On Friday one of the developers from Sun’s Fast WebService team, Santiago Pericas-Geertsen, posted a blog entry that included a reference to our work on IAP. I’m a big fan of Fast Infoset (FI), which is the technology and standard that is driving the Fast WebServices and the binary XML movement. This technology is a binary representation of an XML schema instance document that allows the format of the data to be expressed using XML schema, while still allowing for binary data to be sent as part of the document. Additionally, the documents are more compact and simpler to parse providing a large performance improvement.
This technology is truly the next generation for remoting and data transfer because it provides the ability to use all the good features of XML and XML schema without the binary limitations, which traditionally have plagued that technology. Additionally, the team of developers working on the FI project over at Java.net truly understand use cases for this technology.
A simple illustration of the great work the FI team is doing is that their FI parser is able to correctly handle an FI document from a InputStream without requiring an end-of-stream to determine that the FI document has ended. This makes it obvious that these developers understand that streaming XML or multiple documents on a single stream are going to be common applications for FI. Without mangling the stream at all, they can effectively read any number of FI documents from it.

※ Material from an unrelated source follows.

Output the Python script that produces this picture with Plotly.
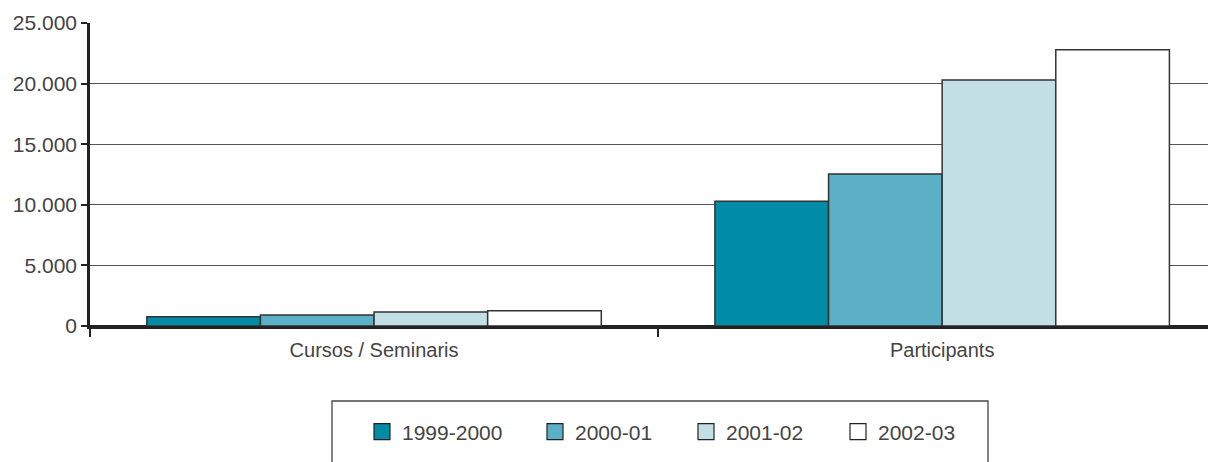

We decided a while back, after comparing the performance of encoding simple JPEG images into a standard XML document and pushing them across the wire versus using a binary stream, to switch to FI. We found that since standard XML required that binary data be base 64 encoded and decoded, pushing images and other binary values across the wire had such a negative impact on performance that another solution was required. This is when we started evaluating Fast Infoset and found that it worked extremely well and required few changes to our existing code.